#### PROBLEM REQUIREMENTS:
Carry none of the pictures over; write out the complete data exactly.

-------------------------

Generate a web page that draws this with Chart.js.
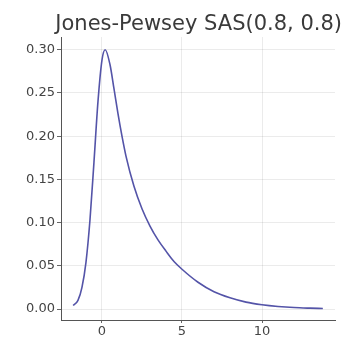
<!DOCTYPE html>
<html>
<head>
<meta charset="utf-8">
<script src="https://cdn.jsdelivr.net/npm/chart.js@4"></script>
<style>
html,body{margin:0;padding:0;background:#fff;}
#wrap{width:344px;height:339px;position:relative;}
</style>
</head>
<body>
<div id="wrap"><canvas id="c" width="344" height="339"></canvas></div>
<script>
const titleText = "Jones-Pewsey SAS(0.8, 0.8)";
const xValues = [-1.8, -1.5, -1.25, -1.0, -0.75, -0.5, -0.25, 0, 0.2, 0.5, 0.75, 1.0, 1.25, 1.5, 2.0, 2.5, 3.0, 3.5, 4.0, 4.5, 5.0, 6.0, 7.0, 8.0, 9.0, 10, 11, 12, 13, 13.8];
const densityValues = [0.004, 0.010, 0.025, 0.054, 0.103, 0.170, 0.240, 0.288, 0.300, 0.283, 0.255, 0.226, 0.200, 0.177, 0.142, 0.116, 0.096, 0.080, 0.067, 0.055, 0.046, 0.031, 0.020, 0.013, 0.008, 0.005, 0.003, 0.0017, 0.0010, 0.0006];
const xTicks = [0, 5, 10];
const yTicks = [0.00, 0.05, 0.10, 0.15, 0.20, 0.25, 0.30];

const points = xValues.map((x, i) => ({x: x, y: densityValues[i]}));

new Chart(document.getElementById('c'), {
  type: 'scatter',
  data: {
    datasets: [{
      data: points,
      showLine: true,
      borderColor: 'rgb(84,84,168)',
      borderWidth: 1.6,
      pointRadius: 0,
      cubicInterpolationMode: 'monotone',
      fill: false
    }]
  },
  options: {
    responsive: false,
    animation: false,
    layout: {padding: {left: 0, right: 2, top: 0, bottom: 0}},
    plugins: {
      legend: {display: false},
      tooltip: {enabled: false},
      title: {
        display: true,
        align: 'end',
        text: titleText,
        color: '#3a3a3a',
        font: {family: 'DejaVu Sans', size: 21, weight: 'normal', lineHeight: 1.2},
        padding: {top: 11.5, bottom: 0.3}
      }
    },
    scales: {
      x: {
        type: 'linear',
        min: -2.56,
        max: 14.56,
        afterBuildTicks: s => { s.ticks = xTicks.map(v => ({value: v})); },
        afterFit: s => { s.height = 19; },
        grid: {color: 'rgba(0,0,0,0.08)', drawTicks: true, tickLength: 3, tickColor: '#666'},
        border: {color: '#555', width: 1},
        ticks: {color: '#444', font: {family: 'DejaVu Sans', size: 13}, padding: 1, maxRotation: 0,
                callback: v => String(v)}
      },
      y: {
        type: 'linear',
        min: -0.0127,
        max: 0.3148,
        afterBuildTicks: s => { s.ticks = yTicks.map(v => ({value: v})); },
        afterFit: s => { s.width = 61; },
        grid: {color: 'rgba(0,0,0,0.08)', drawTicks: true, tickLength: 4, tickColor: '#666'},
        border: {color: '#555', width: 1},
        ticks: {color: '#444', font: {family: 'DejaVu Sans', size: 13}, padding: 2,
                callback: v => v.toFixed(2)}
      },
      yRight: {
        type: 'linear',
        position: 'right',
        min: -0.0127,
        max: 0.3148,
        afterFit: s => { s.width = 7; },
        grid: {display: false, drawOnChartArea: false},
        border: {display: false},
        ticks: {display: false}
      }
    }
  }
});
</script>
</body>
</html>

-------------------------

#### TASK RESPONSE:
Generate a web page that draws this with Chart.js.
<!DOCTYPE html>
<html>
<head>
<meta charset="utf-8">
<script src="https://cdn.jsdelivr.net/npm/chart.js@4"></script>
<style>
html,body{margin:0;padding:0;background:#fff;}
#wrap{width:344px;height:339px;position:relative;}
</style>
</head>
<body>
<div id="wrap"><canvas id="c" width="344" height="339"></canvas></div>
<script>
const titleText = "Jones-Pewsey SAS(0.8, 0.8)";
const xValues = [-1.8, -1.5, -1.25, -1.0, -0.75, -0.5, -0.25, 0, 0.2, 0.5, 0.75, 1.0, 1.25, 1.5, 2.0, 2.5, 3.0, 3.5, 4.0, 4.5, 5.0, 6.0, 7.0, 8.0, 9.0, 10, 11, 12, 13, 13.8];
const densityValues = [0.004, 0.010, 0.025, 0.054, 0.103, 0.170, 0.240, 0.288, 0.300, 0.283, 0.255, 0.226, 0.200, 0.177, 0.142, 0.116, 0.096, 0.080, 0.067, 0.055, 0.046, 0.031, 0.020, 0.013, 0.008, 0.005, 0.003, 0.0017, 0.0010, 0.0006];
const xTicks = [0, 5, 10];
const yTicks = [0.00, 0.05, 0.10, 0.15, 0.20, 0.25, 0.30];

const points = xValues.map((x, i) => ({x: x, y: densityValues[i]}));

new Chart(document.getElementById('c'), {
  type: 'scatter',
  data: {
    datasets: [{
      data: points,
      showLine: true,
      borderColor: 'rgb(84,84,168)',
      borderWidth: 1.6,
      pointRadius: 0,
      cubicInterpolationMode: 'monotone',
      fill: false
    }]
  },
  options: {
    responsive: false,
    animation: false,
    layout: {padding: {left: 0, right: 2, top: 0, bottom: 0}},
    plugins: {
      legend: {display: false},
      tooltip: {enabled: false},
      title: {
        display: true,
        align: 'end',
        text: titleText,
        color: '#3a3a3a',
        font: {family: 'DejaVu Sans', size: 21, weight: 'normal', lineHeight: 1.2},
        padding: {top: 11.5, bottom: 0.3}
      }
    },
    scales: {
      x: {
        type: 'linear',
        min: -2.56,
        max: 14.56,
        afterBuildTicks: s => { s.ticks = xTicks.map(v => ({value: v})); },
        afterFit: s => { s.height = 19; },
        grid: {color: 'rgba(0,0,0,0.08)', drawTicks: true, tickLength: 3, tickColor: '#666'},
        border: {color: '#555', width: 1},
        ticks: {color: '#444', font: {family: 'DejaVu Sans', size: 13}, padding: 1, maxRotation: 0,
                callback: v => String(v)}
      },
      y: {
        type: 'linear',
        min: -0.0127,
        max: 0.3148,
        afterBuildTicks: s => { s.ticks = yTicks.map(v => ({value: v})); },
        afterFit: s => { s.width = 61; },
        grid: {color: 'rgba(0,0,0,0.08)', drawTicks: true, tickLength: 4, tickColor: '#666'},
        border: {color: '#555', width: 1},
        ticks: {color: '#444', font: {family: 'DejaVu Sans', size: 13}, padding: 2,
                callback: v => v.toFixed(2)}
      },
      yRight: {
        type: 'linear',
        position: 'right',
        min: -0.0127,
        max: 0.3148,
        afterFit: s => { s.width = 7; },
        grid: {display: false, drawOnChartArea: false},
        border: {display: false},
        ticks: {display: false}
      }
    }
  }
});
</script>
</body>
</html>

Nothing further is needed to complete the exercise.